• Stated problem
Only the lines from the start of the data through the one containing "import plotly.graph_objects as go" belong in your answer; return them exactly.

• Stored data
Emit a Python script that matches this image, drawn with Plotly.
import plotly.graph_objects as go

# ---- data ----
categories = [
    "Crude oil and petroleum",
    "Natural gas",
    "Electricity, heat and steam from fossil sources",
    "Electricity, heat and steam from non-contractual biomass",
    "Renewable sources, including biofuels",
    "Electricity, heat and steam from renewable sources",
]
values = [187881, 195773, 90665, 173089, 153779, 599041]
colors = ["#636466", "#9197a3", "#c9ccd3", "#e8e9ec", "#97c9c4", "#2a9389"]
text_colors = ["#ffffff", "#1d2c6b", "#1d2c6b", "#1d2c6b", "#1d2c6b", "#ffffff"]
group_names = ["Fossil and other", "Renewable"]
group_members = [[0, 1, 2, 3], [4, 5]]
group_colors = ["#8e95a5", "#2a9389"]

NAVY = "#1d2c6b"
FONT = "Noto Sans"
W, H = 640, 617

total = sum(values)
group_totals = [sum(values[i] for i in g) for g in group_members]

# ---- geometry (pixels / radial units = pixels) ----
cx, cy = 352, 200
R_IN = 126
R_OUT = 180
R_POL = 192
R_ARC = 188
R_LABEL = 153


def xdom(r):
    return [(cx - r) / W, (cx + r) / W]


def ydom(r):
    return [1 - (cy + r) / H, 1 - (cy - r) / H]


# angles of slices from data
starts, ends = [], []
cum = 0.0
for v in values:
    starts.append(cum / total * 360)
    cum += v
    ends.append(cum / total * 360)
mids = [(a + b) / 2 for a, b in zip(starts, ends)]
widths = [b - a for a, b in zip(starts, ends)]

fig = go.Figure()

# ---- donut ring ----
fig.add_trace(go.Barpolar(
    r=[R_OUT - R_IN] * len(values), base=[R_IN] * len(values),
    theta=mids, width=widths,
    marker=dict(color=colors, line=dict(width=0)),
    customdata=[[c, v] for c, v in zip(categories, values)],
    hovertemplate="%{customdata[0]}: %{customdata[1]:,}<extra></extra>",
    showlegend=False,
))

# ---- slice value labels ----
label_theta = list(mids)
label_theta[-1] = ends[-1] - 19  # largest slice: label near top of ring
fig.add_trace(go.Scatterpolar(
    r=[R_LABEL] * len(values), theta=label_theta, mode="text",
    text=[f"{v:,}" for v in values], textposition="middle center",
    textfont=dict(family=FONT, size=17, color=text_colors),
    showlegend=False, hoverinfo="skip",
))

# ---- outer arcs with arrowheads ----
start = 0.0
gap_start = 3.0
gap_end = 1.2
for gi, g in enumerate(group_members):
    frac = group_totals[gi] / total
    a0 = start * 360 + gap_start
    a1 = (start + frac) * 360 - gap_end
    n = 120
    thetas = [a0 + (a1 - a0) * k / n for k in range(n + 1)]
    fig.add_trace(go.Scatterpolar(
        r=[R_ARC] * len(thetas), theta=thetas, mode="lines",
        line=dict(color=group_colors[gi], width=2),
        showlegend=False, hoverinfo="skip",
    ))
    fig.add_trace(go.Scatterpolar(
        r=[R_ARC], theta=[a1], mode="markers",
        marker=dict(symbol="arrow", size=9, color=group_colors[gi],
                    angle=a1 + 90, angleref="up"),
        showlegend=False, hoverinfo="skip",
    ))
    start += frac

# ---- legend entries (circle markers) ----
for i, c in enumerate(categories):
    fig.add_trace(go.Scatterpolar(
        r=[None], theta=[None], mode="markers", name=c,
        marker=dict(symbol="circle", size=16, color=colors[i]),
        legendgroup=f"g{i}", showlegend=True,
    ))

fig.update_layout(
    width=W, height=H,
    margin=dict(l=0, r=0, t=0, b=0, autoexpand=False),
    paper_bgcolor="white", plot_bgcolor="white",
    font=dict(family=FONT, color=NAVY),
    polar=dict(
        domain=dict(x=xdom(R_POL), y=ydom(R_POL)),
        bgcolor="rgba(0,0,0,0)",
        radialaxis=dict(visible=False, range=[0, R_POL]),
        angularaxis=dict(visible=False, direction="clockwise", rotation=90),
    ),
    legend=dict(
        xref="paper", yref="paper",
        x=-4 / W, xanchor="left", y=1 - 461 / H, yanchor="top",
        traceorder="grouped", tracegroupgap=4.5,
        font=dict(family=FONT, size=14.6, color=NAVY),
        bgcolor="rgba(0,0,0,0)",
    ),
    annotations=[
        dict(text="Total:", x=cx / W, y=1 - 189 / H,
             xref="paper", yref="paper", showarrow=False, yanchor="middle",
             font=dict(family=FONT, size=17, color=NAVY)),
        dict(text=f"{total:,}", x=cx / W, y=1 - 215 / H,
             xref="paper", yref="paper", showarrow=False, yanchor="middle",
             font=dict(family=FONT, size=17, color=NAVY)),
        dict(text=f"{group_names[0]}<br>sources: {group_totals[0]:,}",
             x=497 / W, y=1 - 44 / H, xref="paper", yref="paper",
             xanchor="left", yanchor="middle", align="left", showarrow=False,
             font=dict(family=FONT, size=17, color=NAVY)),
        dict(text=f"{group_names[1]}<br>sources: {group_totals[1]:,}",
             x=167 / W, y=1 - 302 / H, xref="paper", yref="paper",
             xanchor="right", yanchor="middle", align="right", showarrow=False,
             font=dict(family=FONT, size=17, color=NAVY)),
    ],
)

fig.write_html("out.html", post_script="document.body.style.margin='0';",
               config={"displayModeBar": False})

• The output
Emit a Python script that matches this image, drawn with Plotly.
import plotly.graph_objects as go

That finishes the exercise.